For my final project, I wanted to play around with the LED wall in the Lobby of 370 Jay Street. I have some experience with MadMapper but I previously had used it with a projector. I wanted to make something that utilized the full spectrum of brightness of the LEDs themselves, so I wanted a good deal of dark and light space in the video. On top of that I knew I wanted to do something monochromatic inspired by some of the projects that other students shared as inspiration on their blogs.


For Nature of Code last year, I created these 3D Mandelbrot fractal animations in Maya using PyMEL scripting and I thought that it would be well suited to being projected on an LED wall. I've used MadMapper in a previous project, however it had been awhile and I've never used it to map to an LED grid before. I modified the video so that it would boomerang forward and backward not realizing that MadMapper has this option already available, oh well!






I never used Queues in MadMapper before, but they were pretty easy to figure out after some tinkering. I had a few different Mandelbulb animations to choose from, so I decided on two of them that fade into each other with a 2 second fade once the video finishes playing.

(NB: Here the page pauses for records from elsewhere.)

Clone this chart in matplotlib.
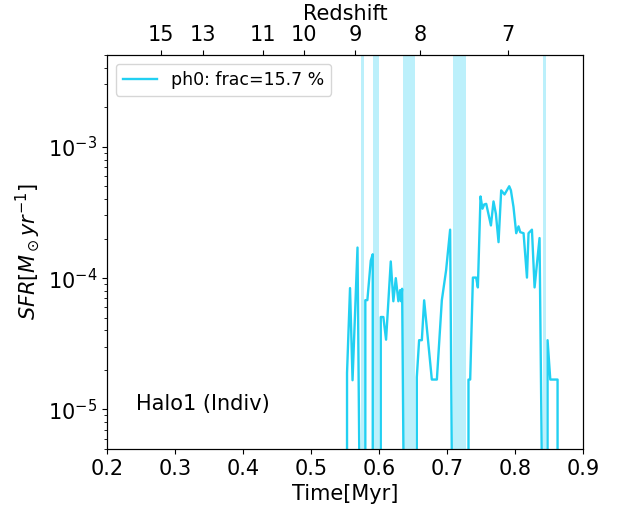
import matplotlib
matplotlib.use('Agg')
import matplotlib.pyplot as plt
import numpy as np

# SFR history of halo 1 (time in the units of the axis label, SFR in Msun/yr)
time = [0.5500, 0.5530, 0.5574, 0.5611, 0.5684, 0.5721, 0.5780,
        0.5799, 0.5829, 0.5879, 0.5908, 0.5925, 0.6005,
        0.6026, 0.6064, 0.6104, 0.6173, 0.6211, 0.6247, 0.6285, 0.6310, 0.6325, 0.6340, 0.6370,
        0.6540, 0.6556, 0.6590, 0.6630, 0.6664, 0.6777, 0.6851, 0.6924, 0.6987, 0.7046, 0.7080,
        0.7300, 0.7316, 0.7341, 0.7381, 0.7429, 0.7454, 0.7493, 0.7522, 0.7547, 0.7577,
        0.7646, 0.7684, 0.7719, 0.7758, 0.7797, 0.7846, 0.7915, 0.7940, 0.7978, 0.8018,
        0.8052, 0.8077, 0.8126, 0.8176, 0.8199, 0.8249, 0.8288, 0.8361, 0.8406,
        0.8460, 0.8479, 0.8519, 0.8626, 0.8650]
sfr = [0, 1.9e-5, 8.4e-5, 1.67e-5, 1.71e-4, 1e-6, 0,
       6.8e-5, 6.8e-5, 1.36e-4, 1.52e-4, 0, 0,
       5.06e-5, 5.06e-5, 3.4e-5, 1.34e-4, 6.67e-5, 1.0e-4, 6.67e-5, 8.1e-5, 6.67e-5, 8.3e-5, 1e-6,
       0, 1.76e-5, 3.37e-5, 3.37e-5, 6.78e-5, 1.69e-5, 1.69e-5, 6.78e-5, 1.15e-4, 2.34e-4, 1e-6,
       0, 1.69e-5, 1.69e-5, 1.01e-4, 1.01e-4, 8.5e-5, 4.19e-4, 3.38e-4, 3.64e-4, 3.68e-4,
       2.52e-4, 3.84e-4, 3.09e-4, 1.88e-4, 4.66e-4, 4.34e-4, 5.01e-4, 4.66e-4, 3.48e-4, 2.2e-4,
       2.48e-4, 2.24e-4, 2.2e-4, 1.01e-4, 2.2e-4, 2.34e-4, 8.5e-5, 2.02e-4, 1e-6,
       0, 3.37e-5, 1.69e-5, 1.69e-5, 0]

# shaded intervals
span_start = [0.5732, 0.5909, 0.6359, 0.7081, 0.8406]
span_end = [0.5781, 0.6001, 0.6532, 0.7283, 0.8456]

# redshift axis
z_labels = ['15', '13', '11', '10', '9', '8', '7']
z_times = [0.2787, 0.3405, 0.4289, 0.4892, 0.5648, 0.6610, 0.7891]

lineColor = '#22d0f2'

fig = plt.figure(figsize=(6.21, 5.11), dpi=100)
ax = fig.add_axes([0.1723, 0.1213, 0.7665, 0.7710])

ax.plot(time, sfr, color=lineColor, lw=1.7, label='ph0: frac=15.7 %')
for s, e in zip(span_start, span_end):
    ax.axvspan(s, e, color=lineColor, alpha=0.3, lw=0)

ax.set_yscale('log')
ax.set_xlim(0.2, 0.9)
ax.set_ylim(5e-6, 5e-3)
ax.set_xlabel('Time[Myr]', fontsize=15)
ax.set_ylabel(r'$SFR[M_\odot yr^{-1}]$', fontsize=15)
ax.tick_params(labelsize=15)
ax.legend(loc='upper left', fontsize=12.5)
ax.text(0.06, 0.115, 'Halo1 (Indiv)', transform=ax.transAxes, fontsize=15, va='center')

ax2 = ax.twiny()
ax2.set_xlim(ax.get_xlim())
ax2.set_xticks(z_times)
ax2.set_xticklabels(z_labels)
ax2.tick_params(labelsize=15)
ax2.set_xlabel('Redshift', fontsize=15)

fig.savefig('out.png', dpi=100)
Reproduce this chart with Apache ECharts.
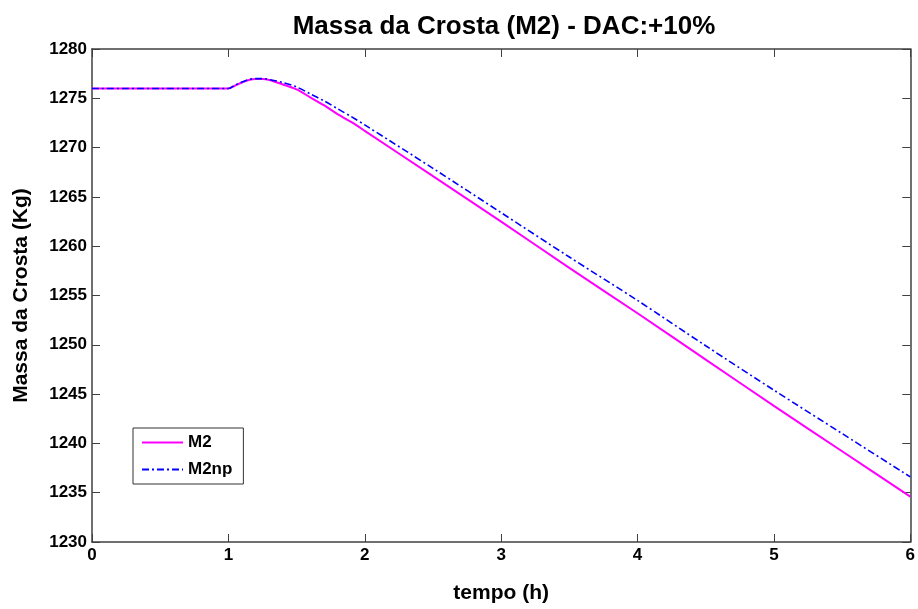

Something I learned about working with this wall is that it IS BRIGHT! I'm not sure if I can control the brightness in MadMapper other than changing the saturation and brightness within the content itself, but every video I tried feels like it's a bit too bright to be comfortable to look at. This is something I definitely need to keep in mind when creating content for these types of screens, which I would like to continue doing in the future. I did notice that the LED wall had a small square that looked like it's malfunctioning, along with a strip on the left-hand side that wasn't lighting up. Because of this, I thought it could be fun to design content around the parts of the wall that weren't working properly, like cutouts or grids utilizing those spaces to mask or call attention to the broken parts of the screen.


On another note, I would love to build a giant floor-to-ceiling LED wall for these fractal animations, but obviously that would be extremely costly, but I think the outcome would look pretty incredible, as it would allow for even higher-resolution content. Overall though, I had a great time playing around with building and placing content on the wall. I feel I'm just starting to understand what types of projects work well on this type of screen versus LCDs and Projectors.